Your question, "What do YOU want?" is actually huge for me. Because even though shrimps has faith that I would put him in his place, I was not always that way. I used to just worry about pleasing a man and dump my whole world upside down for that and that would include going to bed together too soon, too. I never looked for the signs of a guy being that into me and basically just accepted bad behavior.
But now that I have been on my own for a while, I am starting to put myself first and be a little more selfish. I really do not want him to spend the night with us - I do feel that is a little too forward for where we are in our friendship and given our past.
So this is a silly but huge step - that I put myself first. It really is about what we want and about setting boundaries.
Way to go, Judy!
But please don't see that setting boundaries as "being selfish". And don't ever feel guilty about setting boundaries. I hear just what you're saying though- because I have had the same struggles with pleasing others and then feeling like I am always selling myself short by not setting boundaries that need to be set. I still struggle with that on some days and in certain situations. I've also discovered that by maintaining boundaries that make ourselves feel sane and safe and real- rather than giving in to others' wants- and left feeing used or weak or passive- that doesn't mean we are "selfish". That only means we are being honest with ourselves and doing what it takes to remain true to ourselves. I've given up enough of myself in the past.. sometime so much that I look in the mirror and wonder just WHO it is I was looking at, because my life at that point was living it for this person or that person and doing what others expected of me- not what **I** truly wanted.

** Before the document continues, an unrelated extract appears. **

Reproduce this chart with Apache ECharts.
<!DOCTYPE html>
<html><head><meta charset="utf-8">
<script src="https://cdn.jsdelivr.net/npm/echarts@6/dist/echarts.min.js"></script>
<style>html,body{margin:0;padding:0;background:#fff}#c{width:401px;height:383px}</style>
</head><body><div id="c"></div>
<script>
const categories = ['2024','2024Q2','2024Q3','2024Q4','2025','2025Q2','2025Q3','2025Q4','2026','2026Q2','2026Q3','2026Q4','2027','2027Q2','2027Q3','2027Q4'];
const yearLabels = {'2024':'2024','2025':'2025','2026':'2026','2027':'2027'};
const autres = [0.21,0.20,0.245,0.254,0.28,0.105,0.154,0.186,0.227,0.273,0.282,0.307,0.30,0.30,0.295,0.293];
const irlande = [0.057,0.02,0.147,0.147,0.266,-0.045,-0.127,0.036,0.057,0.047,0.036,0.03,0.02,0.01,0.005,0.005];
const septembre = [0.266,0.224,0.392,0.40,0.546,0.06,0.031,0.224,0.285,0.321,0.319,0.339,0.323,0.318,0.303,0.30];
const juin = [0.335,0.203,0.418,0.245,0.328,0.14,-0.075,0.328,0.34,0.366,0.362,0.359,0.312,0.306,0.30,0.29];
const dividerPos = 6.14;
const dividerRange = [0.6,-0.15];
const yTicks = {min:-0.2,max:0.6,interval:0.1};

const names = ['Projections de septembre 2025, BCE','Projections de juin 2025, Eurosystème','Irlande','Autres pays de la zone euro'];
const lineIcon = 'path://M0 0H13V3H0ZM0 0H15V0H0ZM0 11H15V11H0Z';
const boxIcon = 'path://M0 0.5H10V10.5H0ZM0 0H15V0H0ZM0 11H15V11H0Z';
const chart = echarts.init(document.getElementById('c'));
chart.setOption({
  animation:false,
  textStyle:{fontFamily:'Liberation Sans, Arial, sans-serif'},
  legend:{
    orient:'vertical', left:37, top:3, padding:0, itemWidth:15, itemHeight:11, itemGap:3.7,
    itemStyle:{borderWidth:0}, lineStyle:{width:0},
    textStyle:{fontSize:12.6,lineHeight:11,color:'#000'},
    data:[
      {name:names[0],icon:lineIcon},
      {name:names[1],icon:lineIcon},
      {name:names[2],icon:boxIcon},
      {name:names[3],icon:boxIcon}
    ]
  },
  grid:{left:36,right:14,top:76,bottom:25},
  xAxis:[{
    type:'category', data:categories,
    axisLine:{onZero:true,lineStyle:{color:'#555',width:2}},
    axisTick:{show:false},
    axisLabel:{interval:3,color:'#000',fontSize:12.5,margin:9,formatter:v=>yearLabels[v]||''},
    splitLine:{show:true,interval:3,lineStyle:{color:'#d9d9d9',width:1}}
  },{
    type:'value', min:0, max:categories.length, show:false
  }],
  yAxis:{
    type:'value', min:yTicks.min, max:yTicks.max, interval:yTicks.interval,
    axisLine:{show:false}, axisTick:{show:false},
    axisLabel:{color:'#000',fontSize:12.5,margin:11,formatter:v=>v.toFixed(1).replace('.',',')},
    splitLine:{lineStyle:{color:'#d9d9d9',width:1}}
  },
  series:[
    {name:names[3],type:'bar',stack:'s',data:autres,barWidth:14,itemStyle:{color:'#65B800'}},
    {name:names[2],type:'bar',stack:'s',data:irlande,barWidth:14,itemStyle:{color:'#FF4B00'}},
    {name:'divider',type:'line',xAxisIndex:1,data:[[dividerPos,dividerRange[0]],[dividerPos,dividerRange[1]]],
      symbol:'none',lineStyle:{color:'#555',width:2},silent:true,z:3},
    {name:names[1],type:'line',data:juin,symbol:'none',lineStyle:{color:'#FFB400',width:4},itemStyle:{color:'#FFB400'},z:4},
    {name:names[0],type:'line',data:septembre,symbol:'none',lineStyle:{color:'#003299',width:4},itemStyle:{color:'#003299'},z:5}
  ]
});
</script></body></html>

So in my rambling way, I'm just saying that I know what you mean in this situation. Your gut says "no, I don't want him staying here" and it's clear as glass. But your people-pleasing side is tossing the mud onto that glass and saying that you can't say "no" otherwise you're hurting someone else. But really- by saying "no" to him staying over isn't being selfish. It's just simply being true to yourself and what you feel you need. It's not like you're being outrightly mean or difficult or vengeful in any way. It's just simply what you feel and it wouldn't be a good idea. Go with it.
This is one of those life lessons I wish I'd have learned in my 20's rather finding out just how important this is in my late 30's. I see this overwhelming 'people-pleasing' trait to be partially destructive in my marriage, as well as maintaining it. (My marriage surely would not have last those 7 yrs had I not been such a people-pleaser-- but my marriage also wouldn't have withstood the boundary-setting because my ex hated not having his way.) If fact, if I would've been "selfish" and stood my ground on what was true to my self... I'd never have gotten married in the first place. It was like my marriage was a great match for developing and maintaining our bad traits... but it was not a good match to nurturing and growing our good traits. It was like we were both self-destructing as long as we stayed together, rather than us growing better together. It is SOOO clear now- and I'm surprised I never saw it before (when I was deep IN it).

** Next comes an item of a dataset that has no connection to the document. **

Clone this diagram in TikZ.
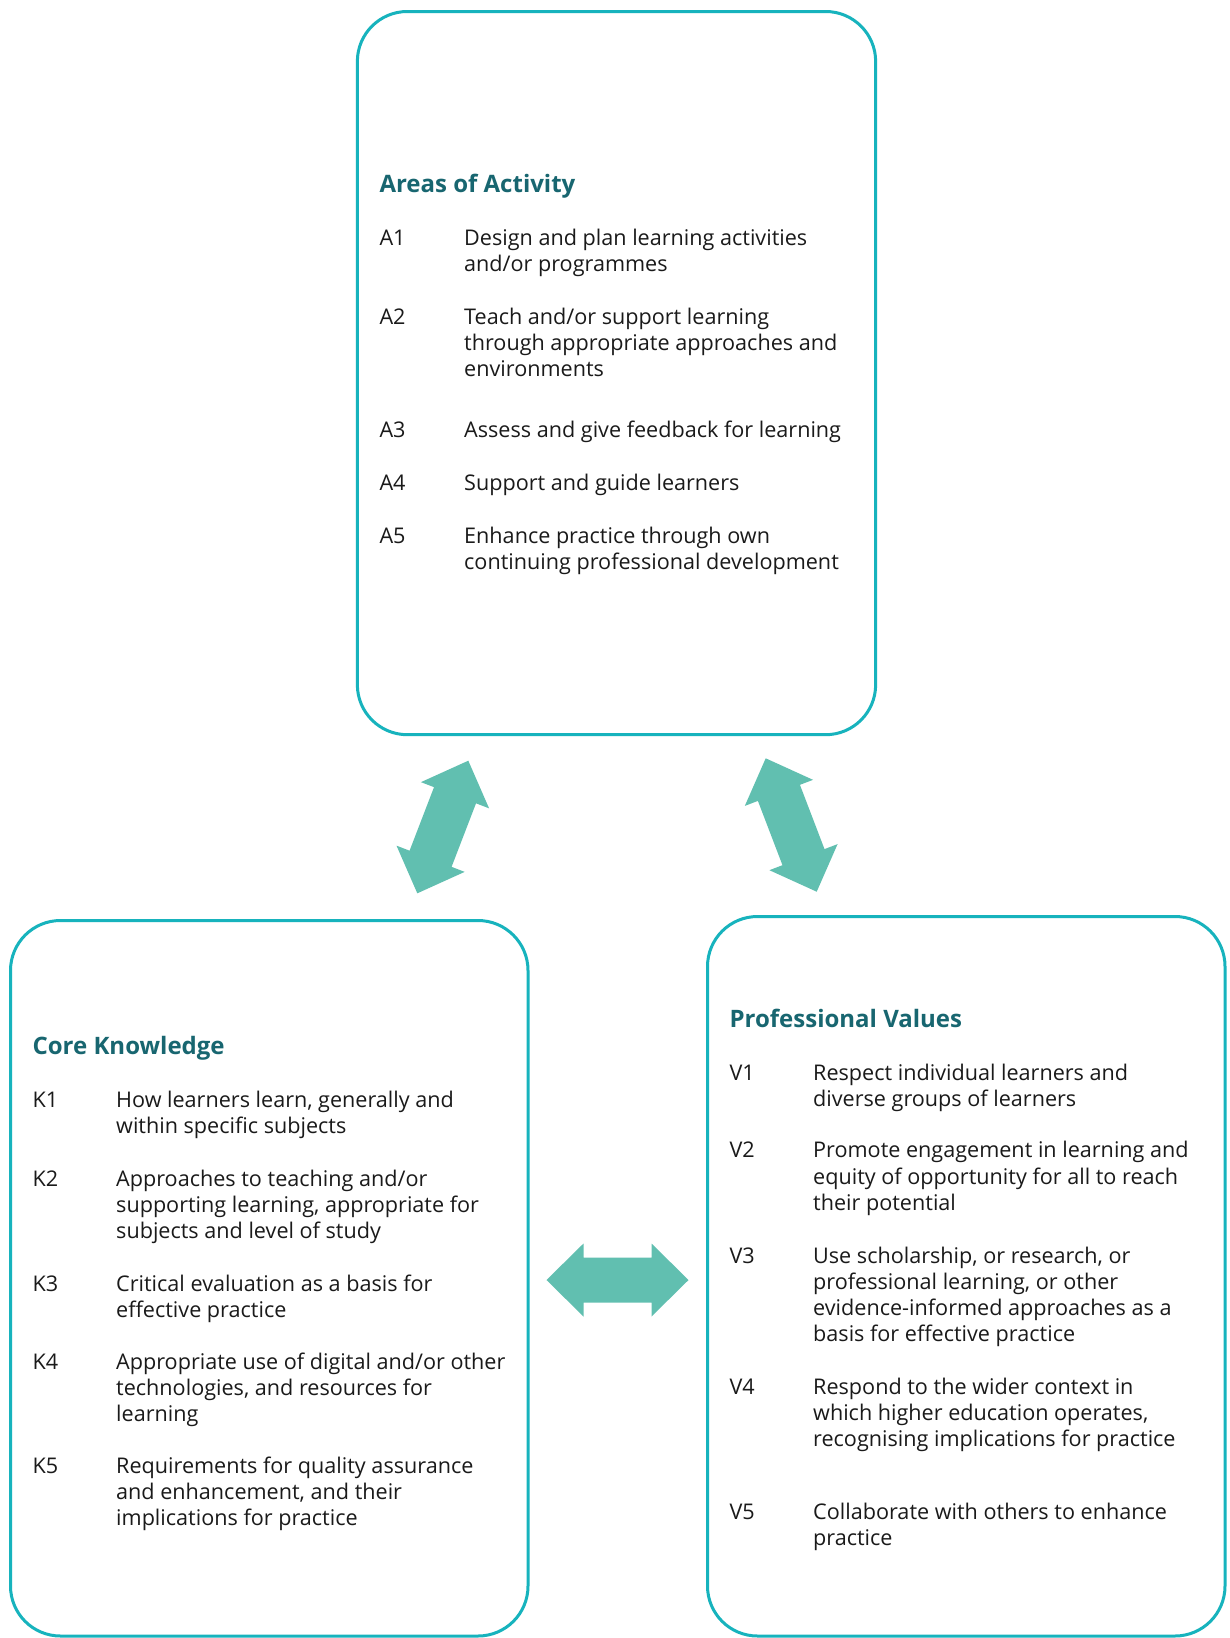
\documentclass[tikz,border=0pt]{standalone}
\usepackage{fontspec}
\setmainfont{Open Sans}
\usetikzlibrary{calc}
\definecolor{boxline}{RGB}{23,179,189}
\definecolor{headc}{RGB}{24,102,112}
\definecolor{arrowc}{RGB}{97,191,176}
\definecolor{textc}{RGB}{26,26,26}
\newcommand{\dblarrow}[2]{%
 \fill[arrowc] (#1)
 -- ($(#1)!37pt!(#2)!36.5pt!90:(#2)$)
 -- ($(#1)!37pt!(#2)!22.5pt!90:(#2)$)
 -- ($(#2)!37pt!(#1)!22.5pt!-90:(#1)$)
 -- ($(#2)!37pt!(#1)!36.5pt!-90:(#1)$)
 -- (#2)
 -- ($(#2)!37pt!(#1)!36.5pt!90:(#1)$)
 -- ($(#2)!37pt!(#1)!22.5pt!90:(#1)$)
 -- ($(#1)!37pt!(#2)!22.5pt!-90:(#2)$)
 -- ($(#1)!37pt!(#2)!36.5pt!-90:(#2)$)
 -- cycle;}
\newcommand{\lines}[1]{\parbox[t]{440pt}{#1}}
\begin{document}
\begin{tikzpicture}[x=1pt,y=-1pt,
  areabox/.style={draw=boxline, line width=3pt, rounded corners=50pt, fill=none, inner sep=0pt},
  head/.style={anchor=base west, inner sep=0pt, text=headc, font=\fontsize{24}{30}\selectfont\bfseries},
  lab/.style={anchor=base west, inner sep=0pt, text=textc, font=\fontsize{21.6}{26.1}\selectfont},
  txt/.style={anchor=base west, inner sep=0pt, text=textc, font=\fontsize{21.6}{26.1}\selectfont}]
\fill[white] (0,0) rectangle (1230,1638);
\useasboundingbox (0,0) rectangle (1230,1638);

% boxes
\node[areabox, minimum width=518.3pt, minimum height=723.2pt] (act) at (616.5,373.1) {};
\node[areabox, minimum width=517.5pt, minimum height=715.5pt] (know) at (269.25,1278.25) {};
\node[areabox, minimum width=517.5pt, minimum height=719.5pt] (val) at (966.25,1276.25) {};

% arrows
\coordinate (la1) at (468.3,760.7);
\coordinate (la2) at (417.3,893.3);
\coordinate (ra1) at (765.7,758.3);
\coordinate (ra2) at (816.7,891.7);
\coordinate (ha1) at (546.5,1280);
\coordinate (ha2) at (688.5,1280);
\dblarrow{la1}{la2}
\dblarrow{ra1}{ra2}
\dblarrow{ha1}{ha2}

% Areas of Activity
\node[head] (acth) at (379.3,192.8) {Areas of Activity};
\node[lab] (a1l) at (379.3,245.6) {A1};
\node[txt] (a1t) at (464,245.6) {\lines{Design and plan learning activities\\and/or programmes}};
\node[lab] (a2l) at (379.3,324.0) {A2};
\node[txt] (a2t) at (464,324.0) {\lines{Teach and/or support learning\\through appropriate approaches and\\environments}};
\node[lab] (a3l) at (379.3,437.9) {A3};
\node[txt] (a3t) at (464,437.9) {\lines{Assess and give feedback for learning}};
\node[lab] (a4l) at (379.3,490.1) {A4};
\node[txt] (a4t) at (464,490.1) {\lines{Support and guide learners}};
\node[lab] (a5l) at (379.3,543.4) {A5};
\node[txt] (a5t) at (464,543.4) {\lines{Enhance practice through own\\continuing professional development}};

% Core Knowledge
\node[head] (knowh) at (32.4,1054.9) {Core Knowledge};
\node[lab] (k1l) at (32.4,1107.7) {K1};
\node[txt] (k1t) at (116,1107.7) {\lines{How learners learn, generally and\\within specific subjects}};
\node[lab] (k2l) at (32.4,1186.1) {K2};
\node[txt] (k2t) at (116,1186.1) {\lines{Approaches to teaching and/or\\supporting learning, appropriate for\\subjects and level of study}};
\node[lab] (k3l) at (32.4,1291.7) {K3};
\node[txt] (k3t) at (116,1291.7) {\lines{Critical evaluation as a basis for\\effective practice}};
\node[lab] (k4l) at (32.4,1369.0) {K4};
\node[txt] (k4t) at (116,1369.0) {\lines{Appropriate use of digital and/or other\\technologies, and resources for\\learning}};
\node[lab] (k5l) at (32.4,1473.5) {K5};
\node[txt] (k5t) at (116,1473.5) {\lines{Requirements for quality assurance\\and enhancement, and their\\implications for practice}};

% Professional Values
\node[head] (valh) at (729.4,1027.8) {Professional Values};
\node[lab] (v1l) at (729.4,1080.6) {V1};
\node[txt] (v1t) at (813,1080.6) {\lines{Respect individual learners and\\diverse groups of learners}};
\node[lab] (v2l) at (729.4,1157.9) {V2};
\node[txt] (v2t) at (813,1157.9) {\lines{Promote engagement in learning and\\equity of opportunity for all to reach\\their potential}};
\node[lab] (v3l) at (729.4,1263.4) {V3};
\node[txt] (v3t) at (813,1263.4) {\lines{Use scholarship, or research, or\\professional learning, or other\\evidence-informed approaches as a\\basis for effective practice}};
\node[lab] (v4l) at (729.4,1394.1) {V4};
\node[txt] (v4t) at (813,1394.1) {\lines{Respond to the wider context in\\which higher education operates,\\recognising implications for practice}};
\node[lab] (v5l) at (729.4,1519.5) {V5};
\node[txt] (v5t) at (813,1519.5) {\lines{Collaborate with others to enhance\\practice}};
\end{tikzpicture}
\end{document}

So anyway- feel free to stand your ground, girl. You're not being 'evil' or 'mean' by saying "no" to him!! And he's a grown man... he can handle the "no" and can find his own place to stay.
~shrimpy
~shrimpy
"A man who wants something will find a way; a man who doesn't will find an excuse." ~Stephen Dolley Jr.
~<
Thank you Shrimps - you know I really agree so much with your post and see an exact mirror of myself with your words. And also with the situation with my marriage. I think I was a door mat to my exh and his family.
I just sent a note to Fisherman explaining that my son and I have social plans this weekend but we wish him all the best on his fishing expeditions.
I told my babysitter this morning and she agreed with me, too.
THANKS to everyone!!
Do you know, I think your last post to me- "But now that I have been on my own for a while, I am starting to put myself first and be a little more selfish. I really do not want him to spend the night with us - I do feel that is a little too forward for where we are in our friendship and given our past." WHY is that selfishness?
We are constantly giving advice to others to take time for themselves, find out what they really want, do what matters to them, etc.- are we telling them to be selfish? I don't think so. I also don't think I'm selfish. I think I'm person with rights.
You are a person with rights. You are not being selfish to determine which overnight guests you have in YOUR home. Just because someone might not like it, or it might not coincide with the plans someone else thought they would like, or it might hurt someone's feeling doens't make YOU selfish- maybe HE'S the selfish one for inviting himself in the first place.
I think society teaches women to always be hospitable and welcoming, at their own expense. We're to put others' needs before ours. When we learn that we aren't happy doing that, and start doing otherwise, we're made to feel selfish, not neccessarily by society, but by ourselves, as it goes against what we've been subconsciously learning all of our lives.
Moody- who isn't anyone's doormat, and isn't selfish for feeling that way, either.